### WHAT IS EXPECTED
Gather all lines from the material that contain the word "React".

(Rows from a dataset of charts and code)

· · · ·

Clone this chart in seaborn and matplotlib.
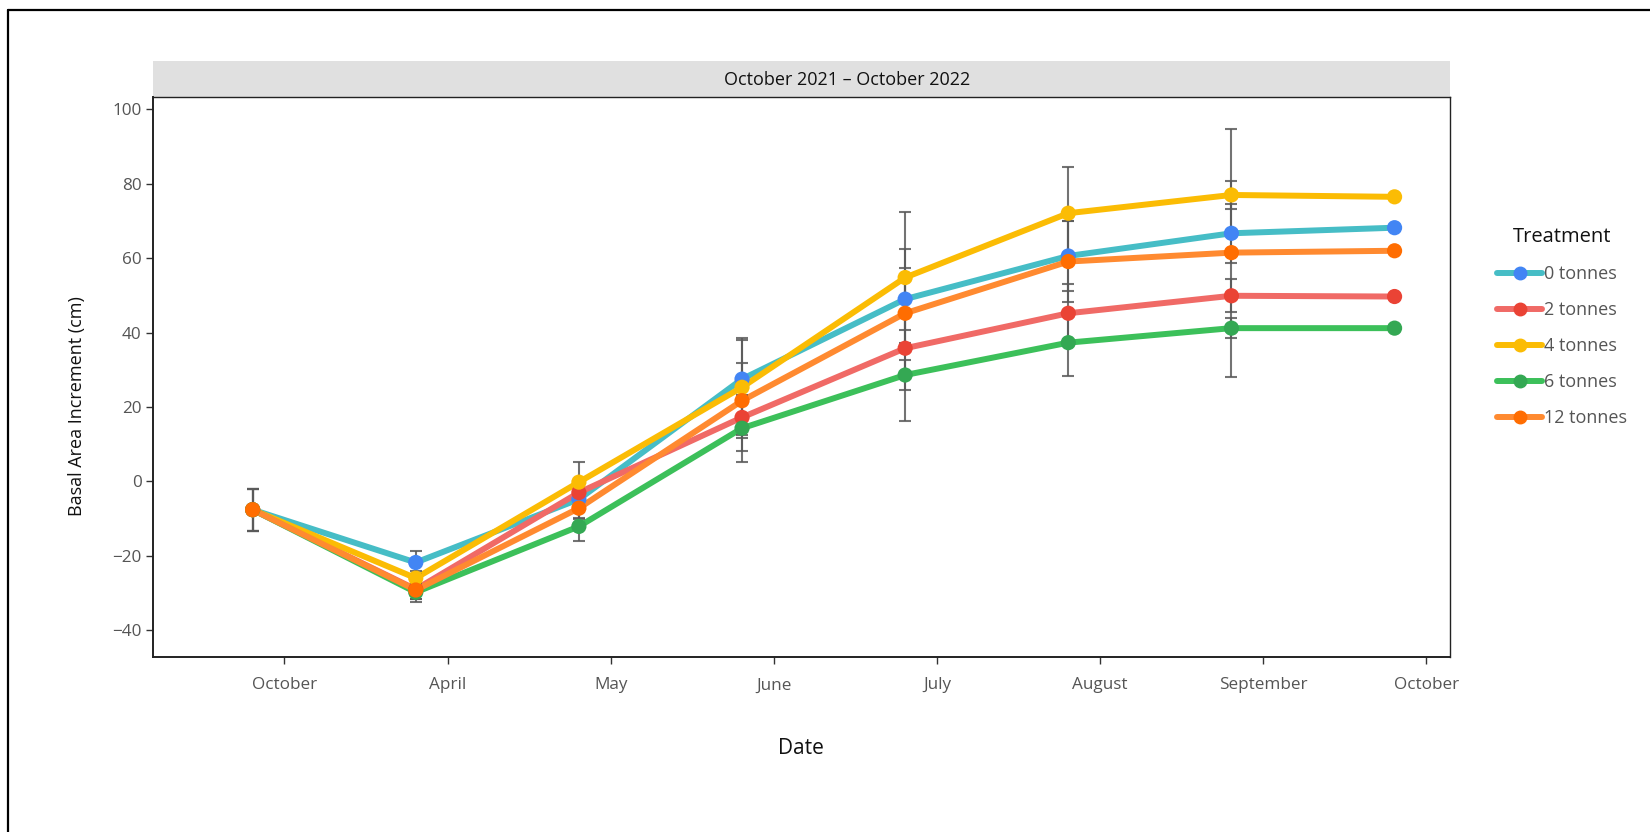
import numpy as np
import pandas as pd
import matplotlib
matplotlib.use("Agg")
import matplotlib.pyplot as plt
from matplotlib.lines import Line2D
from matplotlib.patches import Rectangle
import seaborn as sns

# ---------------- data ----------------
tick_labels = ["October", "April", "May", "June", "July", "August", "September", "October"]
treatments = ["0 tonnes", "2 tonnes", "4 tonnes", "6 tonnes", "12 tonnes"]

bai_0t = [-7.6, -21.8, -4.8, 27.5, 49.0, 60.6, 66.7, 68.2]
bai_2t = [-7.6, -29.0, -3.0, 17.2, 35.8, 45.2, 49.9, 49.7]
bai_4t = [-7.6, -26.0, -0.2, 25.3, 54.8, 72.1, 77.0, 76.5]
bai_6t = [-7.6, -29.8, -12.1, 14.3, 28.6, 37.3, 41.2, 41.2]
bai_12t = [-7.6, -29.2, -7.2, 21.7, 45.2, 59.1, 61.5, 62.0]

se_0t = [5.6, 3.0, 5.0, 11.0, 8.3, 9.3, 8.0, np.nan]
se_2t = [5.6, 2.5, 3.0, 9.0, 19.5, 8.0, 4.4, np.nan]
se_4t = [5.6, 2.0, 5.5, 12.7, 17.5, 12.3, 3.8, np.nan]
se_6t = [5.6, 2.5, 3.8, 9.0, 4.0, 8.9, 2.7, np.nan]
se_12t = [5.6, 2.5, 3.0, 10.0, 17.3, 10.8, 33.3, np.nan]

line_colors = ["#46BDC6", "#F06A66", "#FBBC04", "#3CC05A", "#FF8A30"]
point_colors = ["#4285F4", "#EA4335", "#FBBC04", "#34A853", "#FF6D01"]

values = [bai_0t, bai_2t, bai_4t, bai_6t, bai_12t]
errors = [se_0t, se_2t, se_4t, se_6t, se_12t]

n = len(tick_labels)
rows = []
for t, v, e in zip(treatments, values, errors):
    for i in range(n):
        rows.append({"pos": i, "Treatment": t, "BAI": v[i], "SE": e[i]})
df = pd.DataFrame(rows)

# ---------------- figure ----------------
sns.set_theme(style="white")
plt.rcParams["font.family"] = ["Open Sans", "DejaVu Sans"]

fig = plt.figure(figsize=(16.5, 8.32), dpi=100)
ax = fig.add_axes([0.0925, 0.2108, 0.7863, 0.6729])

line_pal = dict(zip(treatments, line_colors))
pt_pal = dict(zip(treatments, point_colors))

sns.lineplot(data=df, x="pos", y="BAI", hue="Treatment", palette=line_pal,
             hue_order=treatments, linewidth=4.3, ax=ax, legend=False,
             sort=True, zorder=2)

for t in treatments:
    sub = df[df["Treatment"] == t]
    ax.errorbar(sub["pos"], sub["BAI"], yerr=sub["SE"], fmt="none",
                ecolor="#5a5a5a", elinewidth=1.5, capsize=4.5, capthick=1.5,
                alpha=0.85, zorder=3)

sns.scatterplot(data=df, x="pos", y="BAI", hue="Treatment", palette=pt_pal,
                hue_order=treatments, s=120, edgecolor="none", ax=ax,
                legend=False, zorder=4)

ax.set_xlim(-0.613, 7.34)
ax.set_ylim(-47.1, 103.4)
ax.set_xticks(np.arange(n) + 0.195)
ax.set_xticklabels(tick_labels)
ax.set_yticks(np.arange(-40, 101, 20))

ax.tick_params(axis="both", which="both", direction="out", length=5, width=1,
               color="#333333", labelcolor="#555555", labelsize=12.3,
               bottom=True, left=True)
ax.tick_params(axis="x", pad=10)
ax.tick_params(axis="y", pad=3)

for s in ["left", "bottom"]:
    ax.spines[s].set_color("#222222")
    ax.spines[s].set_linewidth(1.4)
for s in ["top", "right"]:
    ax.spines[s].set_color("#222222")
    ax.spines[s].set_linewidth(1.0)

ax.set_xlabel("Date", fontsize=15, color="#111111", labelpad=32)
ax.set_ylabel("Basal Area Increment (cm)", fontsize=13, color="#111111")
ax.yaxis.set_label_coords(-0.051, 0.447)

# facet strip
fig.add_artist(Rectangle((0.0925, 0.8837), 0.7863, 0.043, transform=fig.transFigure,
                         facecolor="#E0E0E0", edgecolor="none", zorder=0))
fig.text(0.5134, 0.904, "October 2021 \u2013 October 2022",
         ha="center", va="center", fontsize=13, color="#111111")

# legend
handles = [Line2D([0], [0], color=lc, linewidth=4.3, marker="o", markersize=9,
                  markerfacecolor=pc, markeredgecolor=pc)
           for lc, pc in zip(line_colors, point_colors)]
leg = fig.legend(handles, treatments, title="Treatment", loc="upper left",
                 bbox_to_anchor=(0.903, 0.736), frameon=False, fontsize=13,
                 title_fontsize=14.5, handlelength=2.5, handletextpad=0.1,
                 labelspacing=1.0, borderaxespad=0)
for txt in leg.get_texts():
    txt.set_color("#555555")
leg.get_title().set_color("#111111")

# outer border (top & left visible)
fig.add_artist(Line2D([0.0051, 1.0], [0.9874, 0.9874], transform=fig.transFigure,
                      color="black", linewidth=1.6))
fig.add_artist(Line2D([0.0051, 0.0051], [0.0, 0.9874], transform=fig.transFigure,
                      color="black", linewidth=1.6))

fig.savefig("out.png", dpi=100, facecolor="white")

· · · ·

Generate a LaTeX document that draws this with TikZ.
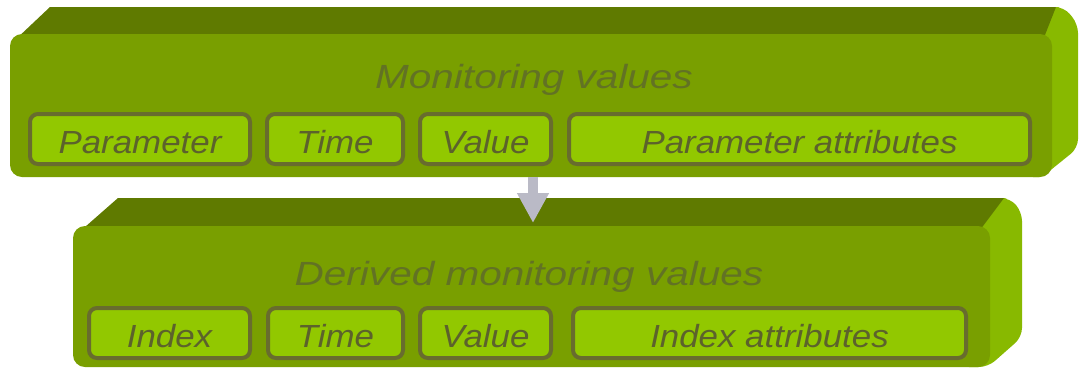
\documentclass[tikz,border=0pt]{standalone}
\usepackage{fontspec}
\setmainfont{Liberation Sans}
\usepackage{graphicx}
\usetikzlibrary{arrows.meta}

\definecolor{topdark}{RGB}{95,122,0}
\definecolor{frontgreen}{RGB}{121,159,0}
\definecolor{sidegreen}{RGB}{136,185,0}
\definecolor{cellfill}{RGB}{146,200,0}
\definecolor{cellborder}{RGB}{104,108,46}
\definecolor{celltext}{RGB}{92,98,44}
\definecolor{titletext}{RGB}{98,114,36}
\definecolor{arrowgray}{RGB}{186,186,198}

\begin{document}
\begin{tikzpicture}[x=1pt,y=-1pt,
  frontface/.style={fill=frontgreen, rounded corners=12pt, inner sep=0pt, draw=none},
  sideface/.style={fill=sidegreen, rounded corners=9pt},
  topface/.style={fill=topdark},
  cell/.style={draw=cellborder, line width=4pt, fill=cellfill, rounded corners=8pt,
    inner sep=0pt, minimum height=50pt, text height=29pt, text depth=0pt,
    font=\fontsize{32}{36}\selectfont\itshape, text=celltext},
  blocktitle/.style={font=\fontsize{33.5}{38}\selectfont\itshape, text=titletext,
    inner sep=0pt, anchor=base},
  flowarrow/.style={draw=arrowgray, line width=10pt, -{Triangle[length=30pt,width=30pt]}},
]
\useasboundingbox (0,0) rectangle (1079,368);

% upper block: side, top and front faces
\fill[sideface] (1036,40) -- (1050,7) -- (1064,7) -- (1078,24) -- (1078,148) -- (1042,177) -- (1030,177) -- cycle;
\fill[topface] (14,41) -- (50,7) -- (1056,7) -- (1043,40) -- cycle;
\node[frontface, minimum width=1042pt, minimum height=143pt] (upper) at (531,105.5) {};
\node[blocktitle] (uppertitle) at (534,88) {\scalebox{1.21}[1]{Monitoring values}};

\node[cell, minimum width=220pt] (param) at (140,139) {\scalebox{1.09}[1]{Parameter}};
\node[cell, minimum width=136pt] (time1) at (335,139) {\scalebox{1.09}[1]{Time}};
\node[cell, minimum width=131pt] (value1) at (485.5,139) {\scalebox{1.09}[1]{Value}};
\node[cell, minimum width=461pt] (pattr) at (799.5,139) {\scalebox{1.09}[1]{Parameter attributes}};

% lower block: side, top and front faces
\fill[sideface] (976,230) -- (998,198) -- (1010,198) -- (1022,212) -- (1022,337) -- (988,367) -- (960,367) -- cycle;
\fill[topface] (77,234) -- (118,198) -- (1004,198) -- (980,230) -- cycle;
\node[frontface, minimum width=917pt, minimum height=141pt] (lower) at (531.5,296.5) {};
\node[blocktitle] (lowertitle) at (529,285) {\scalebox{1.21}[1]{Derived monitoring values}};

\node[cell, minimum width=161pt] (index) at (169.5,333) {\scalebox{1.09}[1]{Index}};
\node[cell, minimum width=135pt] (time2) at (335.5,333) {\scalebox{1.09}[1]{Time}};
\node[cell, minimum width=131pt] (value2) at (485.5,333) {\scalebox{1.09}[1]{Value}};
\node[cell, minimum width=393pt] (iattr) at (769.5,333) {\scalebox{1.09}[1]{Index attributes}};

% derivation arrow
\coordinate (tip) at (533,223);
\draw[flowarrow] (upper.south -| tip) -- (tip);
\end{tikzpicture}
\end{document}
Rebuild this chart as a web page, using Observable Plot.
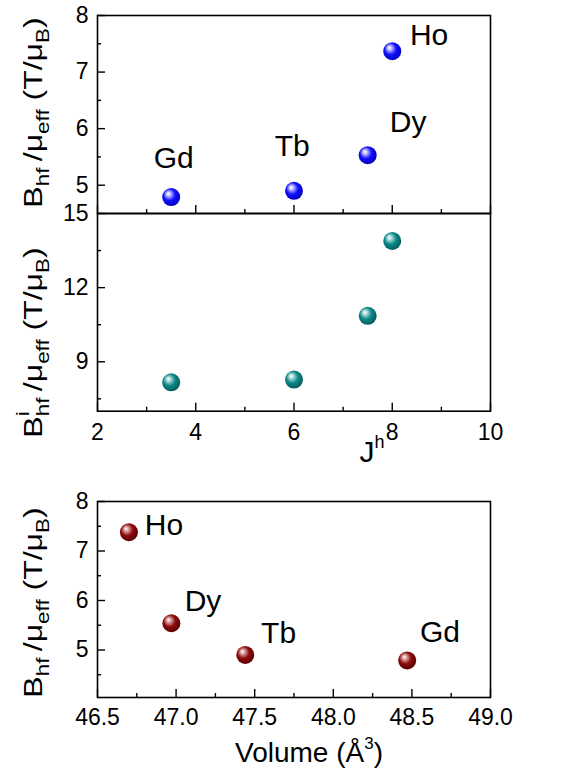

· · · ·

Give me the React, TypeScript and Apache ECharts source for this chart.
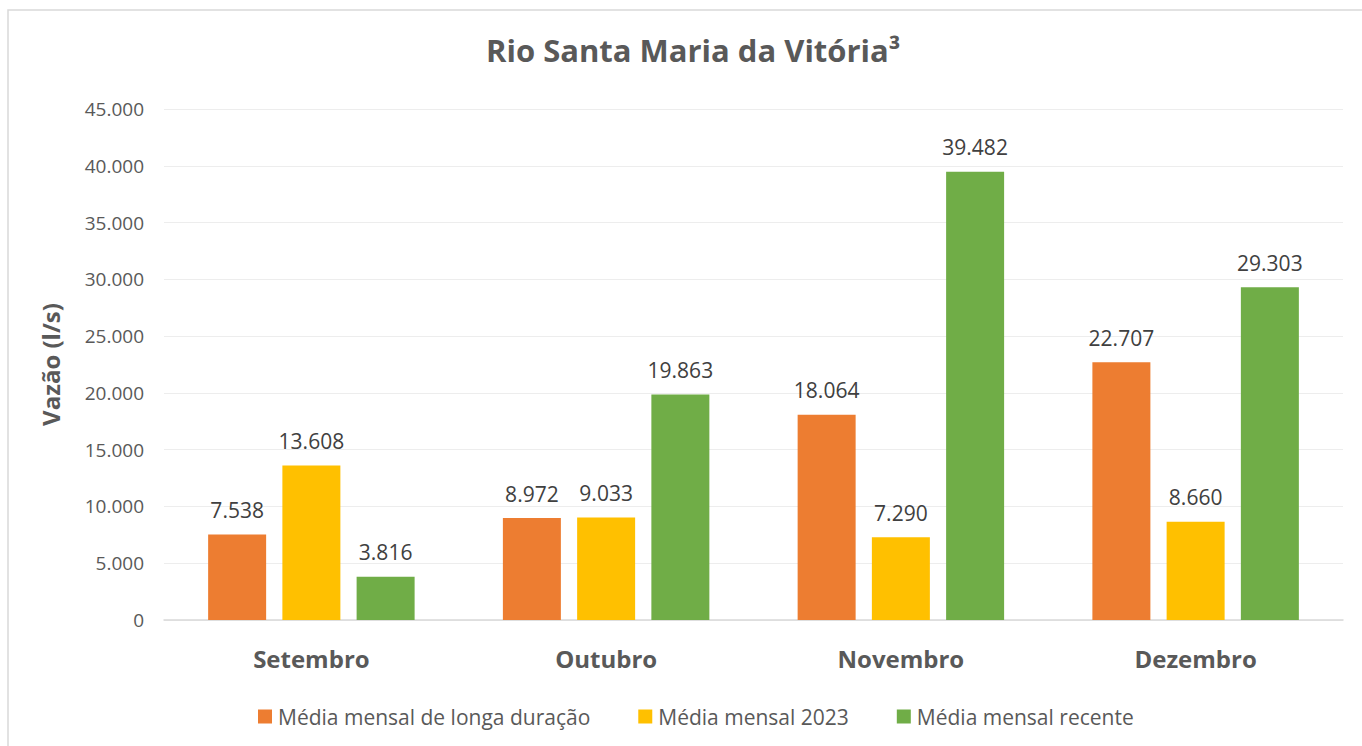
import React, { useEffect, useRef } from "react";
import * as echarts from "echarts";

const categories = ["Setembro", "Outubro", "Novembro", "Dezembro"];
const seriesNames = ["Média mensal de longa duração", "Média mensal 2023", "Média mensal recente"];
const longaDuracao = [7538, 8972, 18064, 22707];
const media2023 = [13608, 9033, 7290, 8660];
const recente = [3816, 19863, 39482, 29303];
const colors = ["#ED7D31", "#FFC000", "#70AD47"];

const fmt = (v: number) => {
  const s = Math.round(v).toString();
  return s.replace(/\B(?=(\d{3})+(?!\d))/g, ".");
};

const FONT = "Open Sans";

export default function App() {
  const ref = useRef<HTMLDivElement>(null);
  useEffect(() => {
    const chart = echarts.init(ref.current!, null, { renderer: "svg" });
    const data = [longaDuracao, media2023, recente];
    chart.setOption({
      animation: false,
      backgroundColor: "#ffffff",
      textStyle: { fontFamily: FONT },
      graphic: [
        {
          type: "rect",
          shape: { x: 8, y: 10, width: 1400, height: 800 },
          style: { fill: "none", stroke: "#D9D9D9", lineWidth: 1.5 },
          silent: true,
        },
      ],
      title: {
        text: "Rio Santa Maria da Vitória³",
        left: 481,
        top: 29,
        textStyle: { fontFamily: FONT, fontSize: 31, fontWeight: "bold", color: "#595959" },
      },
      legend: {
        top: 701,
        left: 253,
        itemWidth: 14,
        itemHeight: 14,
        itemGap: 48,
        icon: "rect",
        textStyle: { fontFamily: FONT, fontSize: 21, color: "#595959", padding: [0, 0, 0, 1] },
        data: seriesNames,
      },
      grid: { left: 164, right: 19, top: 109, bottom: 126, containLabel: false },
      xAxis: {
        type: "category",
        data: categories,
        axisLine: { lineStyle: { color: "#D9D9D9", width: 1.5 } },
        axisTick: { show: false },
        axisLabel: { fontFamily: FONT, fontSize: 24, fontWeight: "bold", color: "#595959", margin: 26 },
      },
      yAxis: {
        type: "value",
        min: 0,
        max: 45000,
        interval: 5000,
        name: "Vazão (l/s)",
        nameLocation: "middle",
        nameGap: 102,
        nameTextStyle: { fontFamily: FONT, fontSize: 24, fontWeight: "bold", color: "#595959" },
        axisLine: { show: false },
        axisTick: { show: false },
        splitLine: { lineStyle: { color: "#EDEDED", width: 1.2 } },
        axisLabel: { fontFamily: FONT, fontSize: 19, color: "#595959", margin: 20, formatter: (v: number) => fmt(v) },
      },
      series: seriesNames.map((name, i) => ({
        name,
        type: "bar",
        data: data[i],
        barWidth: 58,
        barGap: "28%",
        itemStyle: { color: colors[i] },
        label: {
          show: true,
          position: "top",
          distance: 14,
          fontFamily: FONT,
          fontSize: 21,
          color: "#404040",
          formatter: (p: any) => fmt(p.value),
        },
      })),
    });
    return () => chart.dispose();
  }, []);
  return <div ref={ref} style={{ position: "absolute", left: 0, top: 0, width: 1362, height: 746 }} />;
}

· · · ·

### SOLVED PROBLEM
Give me the React, TypeScript and Apache ECharts source for this chart.
import React, { useEffect, useRef } from "react";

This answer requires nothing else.